En el año 1960, cuando tenía 14 años, el colegio católico al que asistía organizó, como lo hacía en dos ocasiones a lo largo del curso, unos “Ejercicios Espirituales” a los que asistí por primera y última vez. Se trataba de pasar unos días en total aislamiento del entorno escolar habitual –ya de por sí bastante lúgubre y opresor- en los que, a través de técnicas “sectarias” combinadas de predicación, oración, meditación y disciplina cercana a la tortura sicológica, pretendían lavarte el cerebro para anular tu personalidad y te sintieras por ello como todos los componentes del grupo: un abominable pecador que merecía el peor de los castigos divinos y que sólo podría evitarse arrepintiéndote de tu intrínseca maldad y confesándosela a los demás en un rito de flagelación espiritual colectiva para sentirte verdaderamente purificado.

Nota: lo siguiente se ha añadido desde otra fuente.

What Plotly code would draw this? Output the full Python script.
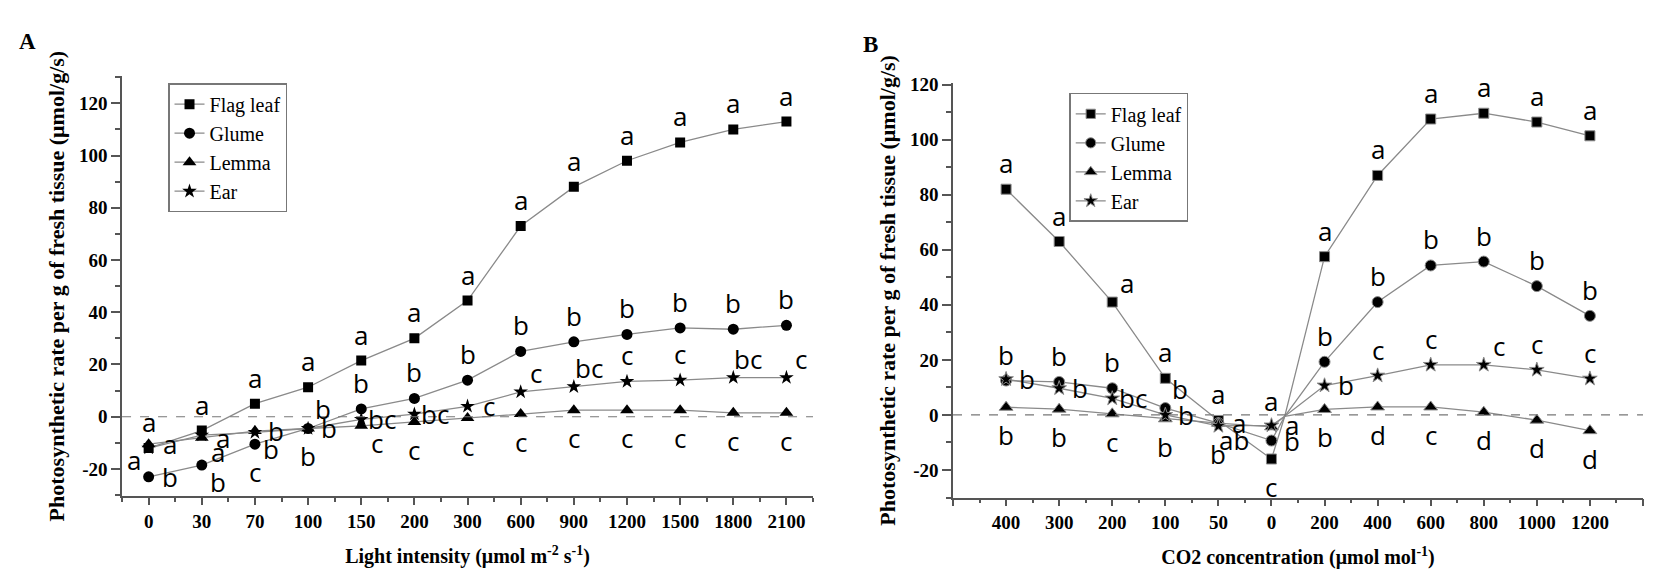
import plotly.graph_objects as go

# ---- data: panel A (light response) ----
light_labels = ["0", "30", "70", "100", "150", "200", "300", "600", "900", "1200", "1500", "1800", "2100"]
flag_A = [-12, -5.3, 5, 11.3, 21.5, 30, 44.5, 73, 88, 98, 105, 110, 113]
glume_A = [-23, -18.5, -10.5, -4.5, 3, 7, 14, 25, 28.7, 31.5, 34, 33.5, 35]
lemma_A = [-10.5, -8, -5.5, -4.5, -3.5, -2, -0.5, 1, 2.5, 2.5, 2.5, 1.5, 1.5]
ear_A = [-12, -7, -6, -4.5, -1, 1, 4, 9.5, 11.5, 13.5, 14, 15, 15]

flag_A_sig = ["a"] * 13
glume_A_sig = ["b", "b", "c", "b", "b", "b", "b", "b", "b", "b", "b", "b", "b"]
lemma_A_sig = ["a", "a", "b", "b", "c", "c", "c", "c", "c", "c", "c", "c", "c"]
ear_A_sig = ["a", "a", "b", "b", "bc", "bc", "c", "c", "bc", "c", "c", "bc", "c"]

# ---- data: panel B (CO2 response) ----
co2_labels = ["400", "300", "200", "100", "50", "0", "200", "400", "600", "800", "1000", "1200"]
flag_B = [82, 63, 41, 13.3, -2, -16, 57.5, 87, 107.5, 109.6, 106.4, 101.4]
glume_B = [12.5, 12, 9.7, 2.5, -3, -9.3, 19.3, 41, 54.3, 55.7, 46.8, 36]
lemma_B = [2.8, 2.1, 0.4, -1.4, -3, -4.3, 2, 2.9, 2.9, 1, -1.9, -5.7]
ear_B = [13, 9.7, 6, 0, -4, -3.8, 10.7, 14.3, 18.2, 18.2, 16.4, 13.2]
# lines of every series pass through a common point between "0" and "200"
junction_B = [-0.5, -0.5, -0.5, -0.5]

flag_B_sig = ["a", "a", "a", "a", "a", "c", "a", "a", "a", "a", "a", "a"]
glume_B_sig = ["b", "b", "b", "b", "a", "b", "b", "b", "b", "b", "b", "b"]
lemma_B_sig = ["b", "b", "c", "b", "ab", "a", "b", "d", "c", "d", "d", "d"]
ear_B_sig = ["b", "b", "bc", "b", "b", "a", "b", "c", "c", "c", "c", "c"]

series = ["Flag leaf", "Glume", "Lemma", "Ear"]
symbols = ["square", "circle", "triangle-up", "star"]
sizes = [10, 11, 12, 11]

# label placement codes (pixel offsets) -- layout only
OFF = {"t": (0, 26), "b": (0, -28), "r": (21, 0), "tr": (15, 19),
       "br": (16, -17), "bl": (-15, -12)}
pos_A = {
    "Flag leaf": ["t"] * 13,
    "Glume": ["r", "br", "b", "tr", "t", "t", "t", "t", "t", "t", "t", "t", "t"],
    "Lemma": ["r", "r", "r", "b", "br", "b", "b", "b", "b", "b", "b", "b", "b"],
    "Ear": ["bl", "br", "br", "r", "r", "r", "r", "tr", "tr", "t", "t", "tr", "tr"],
}
pos_B = {
    "Flag leaf": ["t", "t", "tr", "t", "t", "b", "t", "t", "t", "t", "t", "t"],
    "Glume": ["t", "t", "t", "tr", "r", "r", "t", "t", "t", "t", "t", "t"],
    "Lemma": ["b", "b", "b", "b", "br", "t", "b", "b", "b", "b", "b", "b"],
    "Ear": ["r", "r", "r", "r", "b", "r", "r", "t", "t", "tr", "t", "t"],
}

LINE = "#8a8a8a"
SERIF = "Liberation Serif"
SANS = "Open Sans"
LETTER = dict(family=SANS, size=26, color="black")

fig = go.Figure()

xa = list(range(len(light_labels)))
valsA = [flag_A, glume_A, lemma_A, ear_A]
sigA = [flag_A_sig, glume_A_sig, lemma_A_sig, ear_A_sig]
for name, sym, sz, v in zip(series, symbols, sizes, valsA):
    fig.add_trace(go.Scatter(
        x=xa, y=v, mode="lines+markers", name=name, legend="legend",
        line=dict(color=LINE, width=1.3),
        marker=dict(symbol=sym, size=sz, color="black", opacity=1),
        xaxis="x", yaxis="y"))

# panel B: insert junction point between "0" (index 5) and "200" (index 6)
JX = 5.25
xb = list(range(6)) + [JX] + list(range(6, len(co2_labels)))
valsB = [flag_B, glume_B, lemma_B, ear_B]
sigB = [flag_B_sig, glume_B_sig, lemma_B_sig, ear_B_sig]
for k, (name, sym, sz, v) in enumerate(zip(series, symbols, sizes, valsB)):
    yb = v[:6] + [junction_B[k]] + v[6:]
    msz = [sz] * 6 + [0] + [sz] * (len(v) - 6)
    fig.add_trace(go.Scatter(
        x=xb, y=yb, mode="lines+markers", name=name, legend="legend2",
        line=dict(color=LINE, width=1.3),
        marker=dict(symbol=sym, size=msz, color="black", opacity=1),
        xaxis="x2", yaxis="y2"))

annotations = []
for name, v, s in zip(series, valsA, sigA):
    for i, (val, lab) in enumerate(zip(v, s)):
        dx, dy = OFF[pos_A[name][i]]
        annotations.append(dict(x=i, y=val, xref="x", yref="y", text=lab,
                                showarrow=False, xshift=dx, yshift=dy, font=LETTER))
for name, v, s in zip(series, valsB, sigB):
    for i, (val, lab) in enumerate(zip(v, s)):
        dx, dy = OFF[pos_B[name][i]]
        annotations.append(dict(x=i, y=val, xref="x2", yref="y2", text=lab,
                                showarrow=False, xshift=dx, yshift=dy, font=LETTER))

annotations += [
    dict(x=0.012, y=0.957, xref="paper", yref="paper", text="<b>A</b>", showarrow=False,
         xanchor="center", yanchor="middle", font=dict(family=SERIF, size=23, color="black")),
    dict(x=0.5215, y=0.951, xref="paper", yref="paper", text="<b>B</b>", showarrow=False,
         xanchor="center", yanchor="middle", font=dict(family=SERIF, size=23, color="black")),
]

tickfont = dict(family=SERIF, size=19, color="black")
titlefont = dict(family=SERIF, size=20, color="black")
ytitlefont = dict(family=SERIF, size=22, color="black")
ytitle = "<b>Photosynthetic rate per g of fresh tissue (μmol/g/s)</b>"
axis_common = dict(showline=True, linecolor="#555", linewidth=1.5, ticks="outside",
                   tickcolor="#555", tickwidth=1.5, showgrid=False, zeroline=False,
                   tickfont=tickfont)
yticks = [-20, 0, 20, 40, 60, 80, 100, 120]

fig.update_layout(
    width=1653, height=575, margin=dict(l=0, r=0, t=0, b=0),
    plot_bgcolor="white", paper_bgcolor="white",
    xaxis=dict(domain=[0.069, 0.487], range=[-0.5, 12.5], tickvals=xa,
               ticktext=["<b>%s</b>" % t for t in light_labels], ticklen=7,
               minor=dict(ticks="outside", tick0=0.5, dtick=1, ticklen=4, tickcolor="#555"),
               title=dict(text="<b>Light intensity (μmol m<sup>-2</sup> s<sup>-1</sup>)</b>",
                          font=titlefont, standoff=18),
               anchor="y", **axis_common),
    yaxis=dict(domain=[0.153, 0.896], range=[-30.5, 130.5], tickvals=yticks,
               ticktext=["<b>%d</b>" % t for t in yticks], ticklen=9,
               minor=dict(ticks="outside", dtick=10, ticklen=5, tickcolor="#555"),
               title=dict(text=ytitle, font=ytitlefont, standoff=8),
               anchor="x", **axis_common),
    xaxis2=dict(domain=[0.5717, 0.9891], range=[-1, 12], tickvals=list(range(-1, 13)),
                ticktext=[""] + ["<b>%s</b>" % t for t in co2_labels] + [""], ticklen=7,
                minor=dict(ticks="outside", tick0=-0.5, dtick=1, ticklen=4, tickcolor="#555"),
                title=dict(text="<b>CO2 concentration (μmol mol<sup>-1</sup>)</b>",
                           font=titlefont, standoff=18),
                anchor="y2", **axis_common),
    yaxis2=dict(domain=[0.151, 0.883], range=[-30, 120.5], tickvals=yticks,
                ticktext=["<b>%d</b>" % t for t in yticks], ticklen=9,
                minor=dict(ticks="outside", dtick=10, ticklen=5, tickcolor="#555"),
                title=dict(text=ytitle, font=ytitlefont, standoff=8),
                anchor="x2", **axis_common),
    legend=dict(x=0.0968, y=0.883, xanchor="left", yanchor="top",
                bordercolor="#777", borderwidth=1.5, bgcolor="white",
                font=dict(family=SERIF, size=20, color="black"), tracegroupgap=0,
                itemwidth=30),
    legend2=dict(x=0.642, y=0.866, xanchor="left", yanchor="top",
                 bordercolor="#777", borderwidth=1.5, bgcolor="white",
                 font=dict(family=SERIF, size=20, color="black"), tracegroupgap=0,
                 itemwidth=30),
    annotations=annotations,
    shapes=[
        dict(type="line", xref="x domain", yref="y", x0=0, x1=1, y0=0, y1=0,
             line=dict(color="#777", width=1.2, dash="dash")),
        dict(type="line", xref="x2 domain", yref="y2", x0=0, x1=1, y0=0, y1=0,
             line=dict(color="#777", width=1.2, dash="dash")),
    ],
)

fig.write_html("out.html")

Como nos exhortaban a la meditación tras cada prédica, en una de ellas que tenía por objeto la miseria del alma humana y la infinita misericordia de Dios, se me ocurrió una reflexión que cuando la formulé fui anatemizado por el director espiritual de estos singulares ejercicios y criticado burlescamente por la mayoría de mis compañeros. Mi exposición en forma de pregunta fue más o menos la siguiente:
¿Por qué nos ha creado Dios tan propensos a pecar –lo que se concluye de una simple constatación empírica-, por qué nos ha dotado, por ejemplo, de un impulso sexual bastante incontenible –les recuerdo que, además, estaba en plena adolescencia- si luego no nos permite ni tan siquiera tener “pensamientos impuros” con la persona objeto de nuestros deseos? ¿No parece éste un comportamiento masoquista y maquiavélico –emplearía otra expresión dado que la obra del genial renacentista estaba en el Índice de libros prohibidos cuya lectura era castigada con la excomunión- pues ha creado por propia voluntad a un ser fuertemente concupiscente que le produce un infinito dolor con cada pecado hasta el punto de que Él mismo se hizo hombre, descendió a la Tierra y murió por ello?
Ni que decir tiene que éste fue el inicio de un periodo de desafección del Catolicismo que duró varios años y que me produjo desgarro emocional y rechazo de mi entorno en una época en la que imperaba el nacionalcatolicismo a ultranza.
Cuento esta anécdota de adolescencia porque me ha venido al recuerdo cuando me he enterado de que la Asociación Madrileña de Ateos y Librepensadores (AMAL) ha presentado un recurso contra las resoluciones del Ministerio de Educación en las que se establecen las directrices de la asignatura de Religión Católica para Primaria, ESO y Bachillerato. La asociación reivindica en su demanda el “derecho a recibir educación veraz” y asegura que dentro del programa de la asignatura se incluyen contenidos de “cuya veracidad no hay ni una mínima prueba”. El propio presidente de la asociación, Luis Vega, manifiesta que se pretende “enseñar cosas que no son ciertas” y que a los niños “les puede crear confusión” ya que “en Religión les enseñan que el mundo se creó en siete días y en Ciencia les dicen que tardó miles de años”.
¡Qué lástima que en mi juventud no existiese en el país una asociación de librepensadores o, simplemente, protectora de los derechos humanos que se hubieran involucrado en la defensa de la racionalidad, de la libertad y de la tolerancia! ¡Cuánto sufrimiento hubiese evitado!